- The paper demonstrates a three-step paradigm that pre-trains a Large User Model to capture user interests and collaborative signals effectively.
- The approach integrates generative pre-training with discriminative DLRMs, yielding improved AUC, recall, and scalability in industrial settings.
- The study identifies power-law scaling trends, confirming that as model parameters and sequence length increase, performance continues to improve.
Unlocking Scaling Law in Industrial Recommendation Systems with a Three-step Paradigm based Large User Model
This paper introduces a large user model (LUM) that incorporates a novel three-step paradigm aimed at addressing limitations in existing recommendation systems (RecSys) by leveraging scalability principles observed in LLMs. The research demonstrates superior performance of LUM over both DLRMs and end-to-end generative recommendation approaches, particularly when scaling up to 7 billion parameters and deploying in an industrial application context.
Introduction
Traditionally, deep learning-based recommendation models (DLRMs) have struggled to scale efficiently compared to the notable scalability observed in LLMs. The discrepancy between generative models and discriminative models is at the core of this challenge. Whereas generative models capture the joint probability distribution, discriminative models focus on simpler conditional probabilities, limiting the advantages of increased computational resources. The paper observes various limitations of end-to-end generative recommendation methods (E2E-GRs), such as inconsistencies between training and application, efficiency challenges, lack of flexibility, and limited compatibility with industrial settings.

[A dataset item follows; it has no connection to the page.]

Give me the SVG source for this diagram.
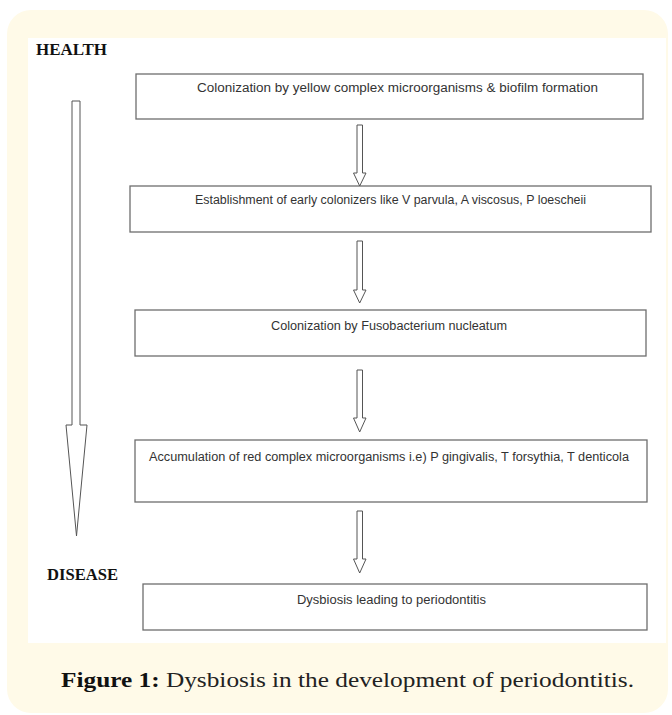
<svg xmlns="http://www.w3.org/2000/svg" width="672" height="715" viewBox="0 0 672 715">
<style>
.box{fill:#fff;stroke:#6e6e6e;stroke-width:1.3}
.arr{fill:#fff;stroke:#555;stroke-width:1}
.t{font-family:"Liberation Sans",Arial,sans-serif;font-size:12.5px;fill:#333}
.lab{font-family:"Liberation Serif","Times New Roman",serif;font-size:16.5px;font-weight:bold;fill:#111}
.cap{font-family:"Liberation Serif","Times New Roman",serif;font-size:21.5px;fill:#222}
</style>
<rect x="7" y="10" width="661" height="703" rx="24" fill="#fffae8"/>
<rect x="28" y="38" width="638" height="605" fill="#fff"/>
<g id="health"><text class="lab" x="36" y="55" textLength="71" lengthAdjust="spacingAndGlyphs">HEALTH</text></g>
<g id="disease"><text class="lab" x="47" y="580" textLength="71" lengthAdjust="spacingAndGlyphs">DISEASE</text></g>
<g id="trend"><path class="arr" d="M72,101 H80 V425 H87 L76.5,536 L66,425 H72 Z"/></g>
<g id="n1"><rect class="box" x="136" y="74" width="507" height="45"/><text class="t" x="197" y="92" textLength="401" lengthAdjust="spacingAndGlyphs">Colonization by yellow complex microorganisms &amp; biofilm formation</text></g>
<g id="n2"><rect class="box" x="130" y="186" width="521" height="46"/><text class="t" x="195" y="204" textLength="391" lengthAdjust="spacingAndGlyphs">Establishment of early colonizers like V parvula, A viscosus, P loescheii</text></g>
<g id="n3"><rect class="box" x="135" y="310" width="511" height="46"/><text class="t" x="271" y="330" textLength="236" lengthAdjust="spacingAndGlyphs">Colonization by Fusobacterium nucleatum</text></g>
<g id="n4"><rect class="box" x="135" y="440" width="512" height="62"/><text class="t" x="149" y="461" textLength="480" lengthAdjust="spacingAndGlyphs">Accumulation of red complex microorganisms i.e) P gingivalis, T forsythia, T denticola</text></g>
<g id="n5"><rect class="box" x="143" y="584" width="504" height="46"/><text class="t" x="297" y="604" textLength="189" lengthAdjust="spacingAndGlyphs">Dysbiosis leading to periodontitis</text></g>
<g id="connectors">
<path class="arr" d="M357,125 H362.5 V173 H366 L359.7,186 L353.5,173 H357 Z"/>
<path class="arr" d="M357,241 H362.5 V290 H366 L359.7,303 L353.5,290 H357 Z"/>
<path class="arr" d="M357,370 H362.5 V418 H366 L359.7,432 L353.5,418 H357 Z"/>
<path class="arr" d="M357,511 H362.5 V559 H366 L359.7,573 L353.5,559 H357 Z"/>
</g>
<text class="cap" x="61" y="687" textLength="573" lengthAdjust="spacingAndGlyphs"><tspan font-weight="bold" fill="#111">Figure 1:</tspan> Dysbiosis in the development of periodontitis.</text>
</svg>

Inconsistency: Generative models focus on data generation rather than precise predictive outcomes, which can be problematic for application tasks such as click-through rate prediction.

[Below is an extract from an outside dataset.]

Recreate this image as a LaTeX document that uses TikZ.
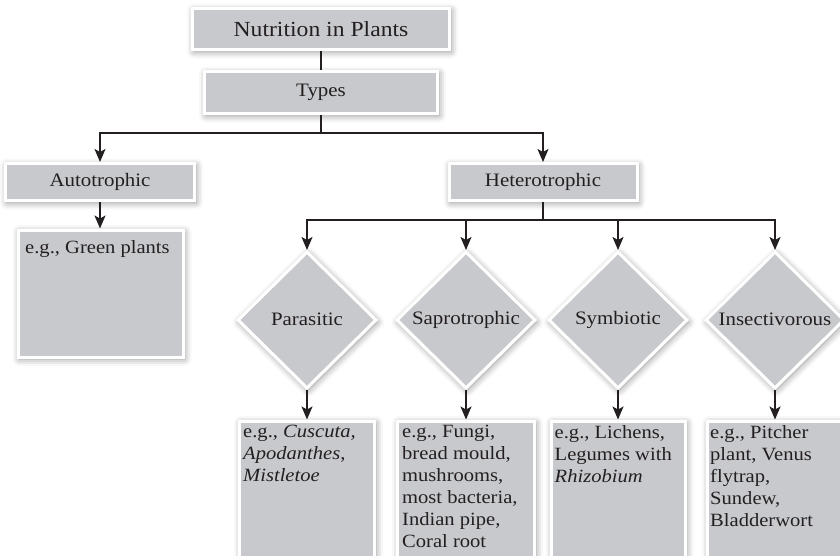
\documentclass[tikz,border=0pt]{standalone}
\usepackage{fontspec}
\setmainfont{Liberation Serif}[FakeStretch=1.1]
\usetikzlibrary{shapes.geometric,arrows.meta,shadows.blur}

\definecolor{boxgrey}{RGB}{200,201,204}
\definecolor{ink}{RGB}{35,31,32}

\tikzset{
  softshadow/.style={blur shadow={shadow xshift=1.5pt, shadow yshift=-2pt,
      shadow blur radius=7pt, shadow opacity=45}},
  boxbase/.style={fill=boxgrey, draw=white, line width=3pt, inner sep=0pt,
      text=ink, softshadow},
  headbox/.style={boxbase, rectangle, font=\fontsize{19}{21}\selectfont},
  kindbox/.style={boxbase, diamond, aspect=1, minimum width=139pt,
      minimum height=137pt, font=\fontsize{19}{21}\selectfont},
  exbox/.style={boxbase, rectangle, anchor=north},
  extext/.style={anchor=north west, inner sep=0pt, align=left, text=ink,
      font=\fontsize{18.7}{22}\selectfont},
  link/.style={draw=ink, line width=1.6pt},
  arr/.style={link, -{Stealth[length=13pt, width=11pt, inset=3pt]}},
}

\begin{document}
\begin{tikzpicture}[x=1pt, y=-1pt]
\useasboundingbox (0,0) rectangle (840,555);
\clip (0,0) rectangle (840,555);

% top of the tree
\node[headbox, minimum width=257pt, minimum height=41pt,
      font=\fontsize{21.5}{24}\selectfont] (nut) at (321,29) {Nutrition in Plants};
\node[headbox, minimum width=233pt, minimum height=42pt] (types) at (321,92.5) {Types};

% the two main kinds
\node[headbox, minimum width=189pt, minimum height=37pt] (auto) at (100,182) {Autotrophic};
\node[headbox, minimum width=188pt, minimum height=37pt] (het) at (543,182) {Heterotrophic};

% autotrophic example
\node[exbox, minimum width=165pt, minimum height=127pt] (gbox) at (100.5,228.5) {};
\node[extext] (gtext) at ([shift={(8.5pt,-12pt)}]gbox.north west) {e.g., Green plants};

% heterotrophic modes
\node[kindbox] (para) at (307,320) {\raisebox{2pt}{Parasitic}};
\node[kindbox] (sapro) at (466,320) {\raisebox{2pt}{Saprotrophic}};
\node[kindbox] (symb) at (618,320) {\raisebox{2pt}{Symbiotic}};
\node[kindbox] (insect) at (775,320) {\raisebox{2pt}{Insectivorous}};

% example boxes under each mode
\node[exbox, minimum width=135pt, minimum height=160pt] (pbox) at (307,419.5) {};
\node[exbox, minimum width=137pt, minimum height=160pt] (sbox) at (466,419.5) {};
\node[exbox, minimum width=134pt, minimum height=160pt] (ybox) at (618,419.5) {};
\node[exbox, minimum width=135pt, minimum height=160pt] (ibox) at (775,419.5) {};

\node[extext] (ptext) at ([shift={(5pt,-5.5pt)}]pbox.north west)
  {e.g., \textit{Cuscuta,}\\ \textit{Apodanthes},\\ \textit{Mistletoe}};
\node[extext] (stext) at ([shift={(6pt,-5.5pt)}]sbox.north west)
  {e.g., Fungi,\\ bread mould,\\ mushrooms,\\ most bacteria,\\ Indian pipe,\\ Coral root};
\node[extext] (ytext) at ([shift={(5pt,-5.5pt)}]ybox.north west)
  {e.g., Lichens,\\ Legumes with\\ \textit{Rhizobium}};
\node[extext] (itext) at ([shift={(4pt,-5.5pt)}]ibox.north west)
  {e.g., Pitcher\\ plant, Venus\\ flytrap,\\ Sundew,\\ Bladderwort};

% connectors
\coordinate (split1) at (321,133);
\coordinate (split2) at (543,220);

\draw[link] (nut.south) -- (types.north);
\draw[link] (types.south) -- (split1);
\draw[arr] (split1) -| (auto.north);
\draw[arr] (split1) -| (het.north);
\draw[arr] (auto.south) -- (auto.south |- gbox.north);

\draw[link] (het.south) -- (split2);
\draw[arr] (split2) -| (para.north);
\draw[arr] (split2) -| (sapro.north);
\draw[arr] (split2) -| (symb.north);
\draw[arr] (split2) -| (insect.north);

\draw[arr] (para.south) -- (pbox.north);
\draw[arr] (sapro.south) -- (sbox.north);
\draw[arr] (symb.south) -- (ybox.north);
\draw[arr] (insect.south) -- (ibox.north);
\end{tikzpicture}
\end{document}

Efficiency: Industrial applications demand efficient training with continuous streaming data and low-latency inference, which E2E-GRs struggle to meet.
Flexibility and Compatibility: E2E-GRs are rigid and incompatible with pre-existing industrial knowledge and explicit feature engineering from traditional models.

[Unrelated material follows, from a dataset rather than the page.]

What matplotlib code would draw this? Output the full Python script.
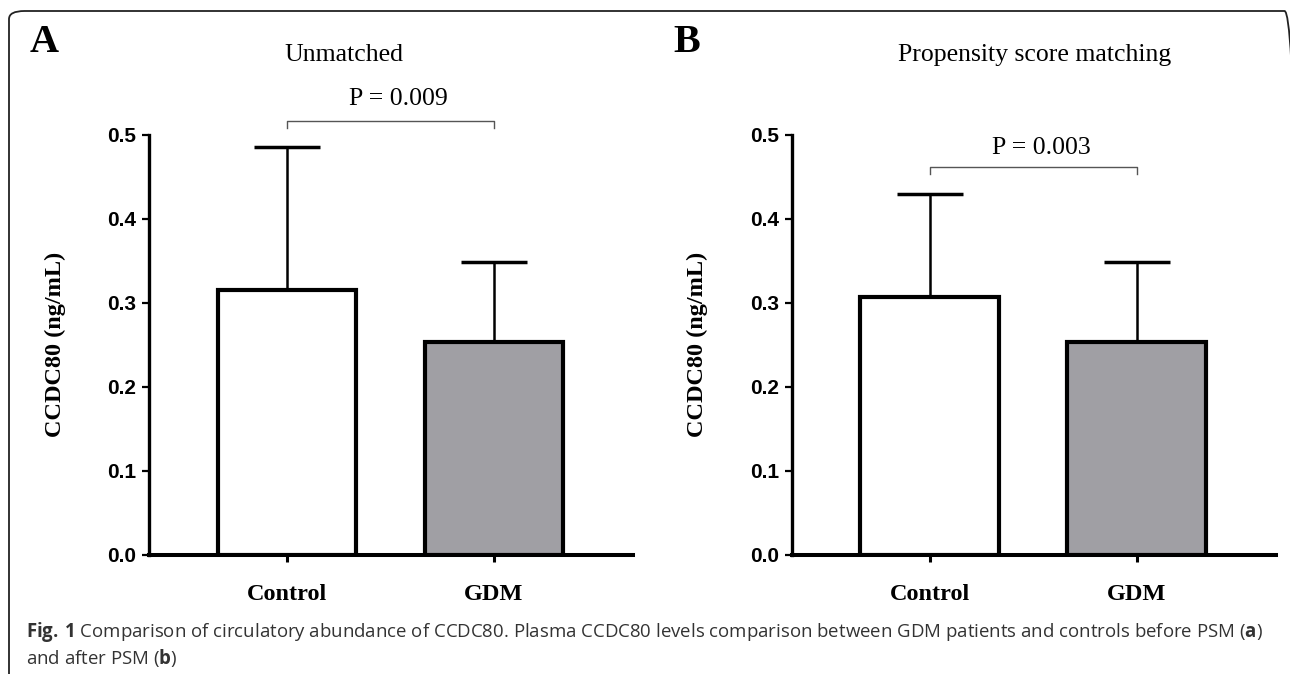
import matplotlib
matplotlib.use('Agg')
from matplotlib import pyplot as plt
from matplotlib.patches import FancyBboxPatch

plt.rcParams['mathtext.fontset'] = 'custom'
plt.rcParams['mathtext.rm'] = 'Open Sans'
plt.rcParams['mathtext.bf'] = 'Open Sans:bold'

groups = ['Control', 'GDM']
bar_colors = ['white', '#a09fa4']

# panel A: unmatched
means_a = [0.315, 0.253]
sd_a = [0.170, 0.095]
p_a = 'P = 0.009'

# panel B: propensity score matching
means_b = [0.307, 0.253]
sd_b = [0.122, 0.095]
p_b = 'P = 0.003'

yticks = [0.0, 0.1, 0.2, 0.3, 0.4, 0.5]

serif = 'Liberation Serif'
sans = 'Liberation Sans'

W, H = 1290, 674
fig = plt.figure(figsize=(12.9, 6.74), dpi=100)

# frame round the figure (top corners rounded, bottom runs off the page)
frame = FancyBboxPatch((9 / W, -0.2), (1300 - 9) / W, 1.2 - 11 / H,
                       boxstyle='round,pad=0,rounding_size=0.012',
                       transform=fig.transFigure, fill=False,
                       edgecolor='#222222', linewidth=1.3, clip_on=False)
fig.patches.append(frame)


def panel(left, means, sds, ptxt, bracket_y, ptxt_y):
    ax = fig.add_axes([left, 1 - 555 / H, 484 / W, (555 - 134.5) / H])
    x = [0, 1]
    ax.bar(x, means, width=0.67, color=bar_colors, edgecolor='black',
           linewidth=3.0, zorder=3)
    ax.errorbar(x, means, yerr=[[0, 0], sds], fmt='none', ecolor='black',
                elinewidth=1.8, capsize=24, capthick=2.5, zorder=2)
    ax.set_xlim(-0.668, 1.672)
    ax.set_ylim(0, 0.5)
    ax.set_yticks(yticks)
    ax.set_yticklabels(['%.1f' % t for t in yticks], fontfamily=sans,
                       fontweight='bold', fontsize=15)
    ax.set_xticks(x)
    ax.set_xticklabels(groups, fontfamily=serif, fontweight='bold', fontsize=17.5)
    ax.tick_params(axis='y', length=5, width=1.6, pad=4)
    ax.tick_params(axis='x', length=5, width=2.2, pad=16)
    for s in ['top', 'right']:
        ax.spines[s].set_visible(False)
    ax.spines['left'].set_linewidth(2.4)
    ax.spines['bottom'].set_linewidth(2.9)
    ax.set_ylabel('CCDC80 (ng/mL)', fontfamily=serif, fontweight='bold',
                  fontsize=17.5)
    ax.yaxis.set_label_coords(-0.172, 0.5)

    # significance bracket
    ax.plot([0, 0, 1, 1], [bracket_y - 0.008, bracket_y, bracket_y, bracket_y - 0.008],
            color='#555555', linewidth=1.0, clip_on=False)
    ax.text(0.54, ptxt_y, ptxt, ha='center', va='center', fontfamily=serif,
            fontsize=18.5, clip_on=False)
    return ax


ax_a = panel(149 / W, means_a, sd_a, p_a, 0.5159, 0.5417)
ax_b = panel(791.5 / W, means_b, sd_b, p_b, 0.4615, 0.484)

fig.text(44.6 / W, 1 - 43 / H, 'A', fontfamily=serif, fontweight='bold',
         fontsize=29, ha='center', va='center')
fig.text(687 / W, 1 - 43 / H, 'B', fontfamily=serif, fontweight='bold',
         fontsize=29, ha='center', va='center')
fig.text(344 / W, 1 - 55 / H, 'Unmatched', fontfamily=serif, fontsize=18.5,
         ha='center', va='center')
fig.text(1035 / W, 1 - 55 / H, 'Propensity score matching', fontfamily=serif,
         fontsize=18.5, ha='center', va='center')

# caption
cap1 = (r'$\mathbf{Fig.\,1}$ Comparison of circulatory abundance of CCDC80. '
        r'Plasma CCDC80 levels comparison between GDM patients and controls '
        r'before PSM ($\mathbf{a}$)')
cap2 = r'and after PSM ($\mathbf{b}$)'
fig.text(26 / W, 1 - 632 / H, cap1, fontfamily='Open Sans', fontsize=13.4,
         color='#333333', ha='left', va='center')
fig.text(26 / W, 1 - 658 / H, cap2, fontfamily='Open Sans', fontsize=13.4,
         color='#333333', ha='left', va='center')

plt.savefig('out.png', dpi=100)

To tackle these limitations, the paper proposes a three-step paradigm for training a Large User Model (LUM):
Figure 1: Intuitive insight from the common paradigm in using LLM to the proposed multi-step, generative-to-discriminative paradigm.
- Knowledge Construction: Utilizing transformer architecture, LUM is pre-trained through generative learning to capture user interests and collaborative relationships among items.
- Knowledge Querying: LUM is queried with user-specific information, which involves extracting insights using a concept akin to "prompt engineering."
- Knowledge Utilization: Outputs from LUM enrich traditional DLRMs, enhancing their predictive accuracy and decision-making capabilities.
Method
Step 1: Knowledge Construction via Pre-training LUM
Tokenization: A novel tokenization strategy is implemented where each item is expanded into a condition token and an item token. This approach is crucial for capturing user behavior across varied conditions.
Architecture: The hierarchical structure of LUM includes a Token Encoder for integrating heterogeneous input features and a User Encoder, utilizing an autoregressive transformer architecture for comprehensive sequence processing.
Figure 2 (a): The architecture of LUM. (b) An example of query knowledge from pre-trained LUM. (c) An example of utilizing knowledge in DLRMs.
Next-condition-item Prediction: To handle high vocabulary size, the paper uses the InfoNCE loss and introduces a packing strategy optimizing sequence processing efficiency.
Step 2: Knowledge Querying with Given Conditions
LUM's architecture supports multi-condition querying, setting the stage for discriminative tasks. The tokenization method allows triggering user-specific insights, further documented through empirical evaluations.
Figure 3: An example of group query.
Step 3: Knowledge Utilization in DLRMs
Knowledge extracted from LUM is integrated into DLRMs, either directly as fixed additional features or through interest matching via similarity measurement.
Experiments
Public Datasets: Evaluations on multiple datasets show that LUM consistently offers superior performance compared to established methods, validating the effectiveness of the three-step paradigm.
Industrial Setting: In real-world industrial applications, LUM achieves significant improvement in AUC and recall metrics, demonstrating its applicability in large-scale environments.
Effectiveness Evaluation
Impact on DLRMs: The paper assesses various DLRMs integrated with LUM, noting consistent improvements in predictive accuracy.
Tokenization and Utilization Strategies: Various strategies outlined, including tokenization and knowledge utilization, are shown to impact performance significantly.
Efficiency Evaluation
The paper highlights the efficiency of training and serving processes using LUM, emphasizing scalability advantages and reduced computational costs compared to E2E-GRs.


Figure 4: The Results of Efficiency Evaluation.
Scaling Law for LUM
The research identifies power-law scaling trends with model size and sequence length, demonstrating the potential for continuous performance improvements as LUM scales.

Figure 5: Scaling law for LUM.
Conclusion
This paper presents a comprehensive framework that successfully leverages generative models to unlock scalability in recommendation systems. The proposed method addresses critical challenges in industrial applications, offering robust integration and flexibility. Experiments validate the practicality of LUM, ensuring its scalability and efficiency, thus enhancing user engagement and business outcomes.